Beginning with the first line, set down every line through the one containing "d_n = [57, 36]", exactly as it appears, but not the pictures.
* Start AVAILABLE DATA *
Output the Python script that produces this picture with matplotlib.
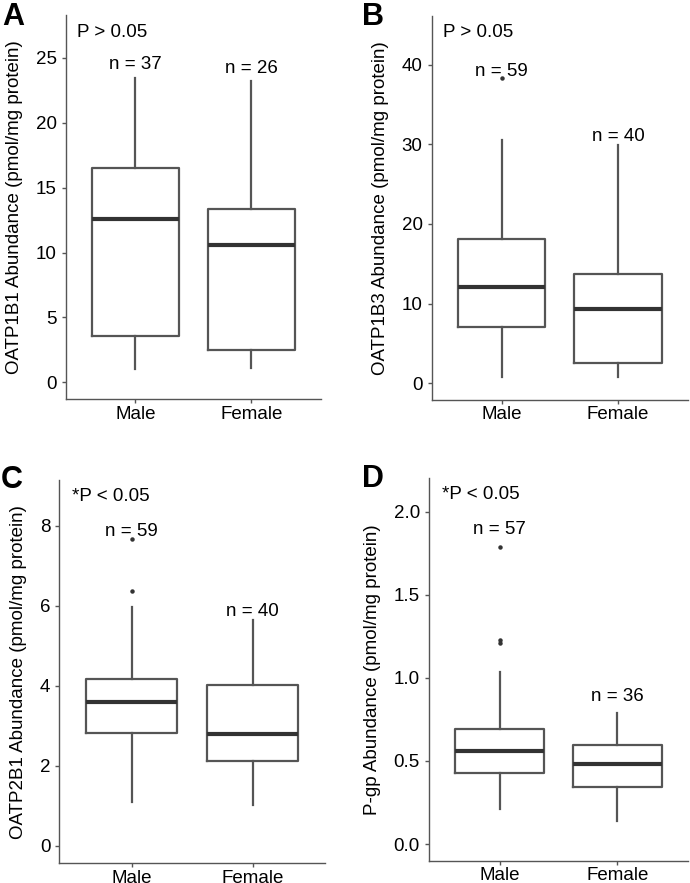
import matplotlib
matplotlib.use("Agg")
import matplotlib.pyplot as plt

plt.rcParams["font.family"] = ["Liberation Sans", "DejaVu Sans"]

W, H = 690, 883
groups = ["Male", "Female"]

# ── values (med, q1, q3, whisker lo, whisker hi) ────────────────────────────
a_med = [12.58, 10.6];  a_q1 = [3.57, 2.49]; a_q3 = [16.54, 13.32]
a_lo = [1.0, 1.13];     a_hi = [23.46, 23.2]; a_out = [[], []]
a_n = [37, 26]

b_med = [12.1, 9.3];    b_q1 = [7.1, 2.5];   b_q3 = [18.1, 13.7]
b_lo = [0.84, 0.84];    b_hi = [30.5, 29.9]; b_out = [[38.3], []]
b_n = [59, 40]

c_med = [3.59, 2.79];   c_q1 = [2.83, 2.13]; c_q3 = [4.16, 4.02]
c_lo = [1.10, 1.02];    c_hi = [5.98, 5.65]; c_out = [[6.38, 7.67], []]
c_n = [59, 40]

d_med = [0.562, 0.481]; d_q1 = [0.429, 0.345]; d_q3 = [0.694, 0.598]
d_lo = [0.209, 0.14];   d_hi = [1.033, 0.79];  d_out = [[1.789, 1.228, 1.212], []]
d_n = [57, 36]

panels = [
    # letter, px box (l, r, t, b), ylim, ticks, ticklabels, ylabel, ptext, p pos, n y pos, stats
    ("A", (65.7, 321, 15, 399.3), (-1.31, 28.3), [0, 5, 10, 15, 20, 25], None,
     "OATP1B1 Abundance (pmol/mg protein)", "P > 0.05", (0.5, 26.95), [24.5, 24.2],
     (a_med, a_q1, a_q3, a_lo, a_hi, a_out, a_n)),
    ("B", (431.7, 688, 16, 400), (-2.1, 46.1), [0, 10, 20, 30, 40], None,
     "OATP1B3 Abundance (pmol/mg protein)", "P > 0.05", (0.5, 44.0), [39.1, 31.0],
     (b_med, b_q1, b_q3, b_lo, b_hi, b_out, b_n)),
    ("C", (59.3, 325, 480, 863.3), (-0.44, 9.15), [0, 2, 4, 6, 8], None,
     "OATP2B1 Abundance (pmol/mg protein)", "*P < 0.05", (0.503, 8.73), [7.86, 5.86],
     (c_med, c_q1, c_q3, c_lo, c_hi, c_out, c_n)),
    ("D", (429, 688, 478.3, 860.7), (-0.1, 2.2), [0, 0.5, 1.0, 1.5, 2.0],
     ["0.0", "0.5", "1.0", "1.5", "2.0"],
     "P-gp Abundance (pmol/mg protein)", "*P < 0.05", (0.508, 2.10), [1.89, 0.89],
     (d_med, d_q1, d_q3, d_lo, d_hi, d_out, d_n)),
]

fig = plt.figure(figsize=(W / 100, H / 100), dpi=100, facecolor="white")
line_c = "#555555"
fs = 13.5

for letter, (l, r, t, b), ylim, ticks, tlabels, ylabel, ptxt, ppos, ny, st in panels:
    ax = fig.add_axes([l / W, 1 - b / H, (r - l) / W, (b - t) / H])
    med, q1, q3, lo, hi, out, n = st
    stats = [dict(med=med[i], q1=q1[i], q3=q3[i], whislo=lo[i], whishi=hi[i],
                  fliers=out[i], label=groups[i]) for i in range(2)]
    ax.bxp(stats, positions=[1, 2], widths=0.75, showcaps=False,
           boxprops=dict(color=line_c, linewidth=1.6),
           whiskerprops=dict(color=line_c, linewidth=1.6),
           medianprops=dict(color="#333333", linewidth=3),
           flierprops=dict(marker="o", markersize=2.2, markerfacecolor="#333333",
                           markeredgecolor="#333333", linestyle="none"))
    ax.set_xlim(0.4, 2.6)
    ax.set_ylim(*ylim)
    ax.set_yticks(ticks)
    if tlabels:
        ax.set_yticklabels(tlabels)
    ax.set_xticks([1, 2])
    ax.set_xticklabels(groups)
    for s in ["top", "right"]:
        ax.spines[s].set_visible(False)
    for s in ["left", "bottom"]:
        ax.spines[s].set_color(line_c)
        ax.spines[s].set_linewidth(1.0)
    ax.tick_params(colors=line_c, labelcolor="black", labelsize=fs, length=3, width=1)
    ax.tick_params(axis="x", pad=1.5)
    ax.set_ylabel(ylabel, fontsize=fs, labelpad=9)
    ax.text(ppos[0], ppos[1], ptxt, fontsize=fs, ha="left", va="center")
    for i in range(2):
        ax.text(i + 1, ny[i], f"n = {n[i]}", fontsize=fs, ha="center", va="center")

# panel letters
for letter, x, y in [("A", 2, 2), ("B", 362, 2), ("C", 1, 465), ("D", 362, 464)]:
    fig.text(x / W, 1 - y / H, letter, fontsize=22, fontweight="bold", ha="left", va="top")

plt.savefig("out.png", dpi=100, facecolor="white")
* End AVAILABLE DATA *
--- OUTPUT FOR THIS TASK ---
Output the Python script that produces this picture with matplotlib.
import matplotlib
matplotlib.use("Agg")
import matplotlib.pyplot as plt

plt.rcParams["font.family"] = ["Liberation Sans", "DejaVu Sans"]

W, H = 690, 883
groups = ["Male", "Female"]

# ── values (med, q1, q3, whisker lo, whisker hi) ────────────────────────────
a_med = [12.58, 10.6];  a_q1 = [3.57, 2.49]; a_q3 = [16.54, 13.32]
a_lo = [1.0, 1.13];     a_hi = [23.46, 23.2]; a_out = [[], []]
a_n = [37, 26]

b_med = [12.1, 9.3];    b_q1 = [7.1, 2.5];   b_q3 = [18.1, 13.7]
b_lo = [0.84, 0.84];    b_hi = [30.5, 29.9]; b_out = [[38.3], []]
b_n = [59, 40]

c_med = [3.59, 2.79];   c_q1 = [2.83, 2.13]; c_q3 = [4.16, 4.02]
c_lo = [1.10, 1.02];    c_hi = [5.98, 5.65]; c_out = [[6.38, 7.67], []]
c_n = [59, 40]

d_med = [0.562, 0.481]; d_q1 = [0.429, 0.345]; d_q3 = [0.694, 0.598]
d_lo = [0.209, 0.14];   d_hi = [1.033, 0.79];  d_out = [[1.789, 1.228, 1.212], []]
d_n = [57, 36]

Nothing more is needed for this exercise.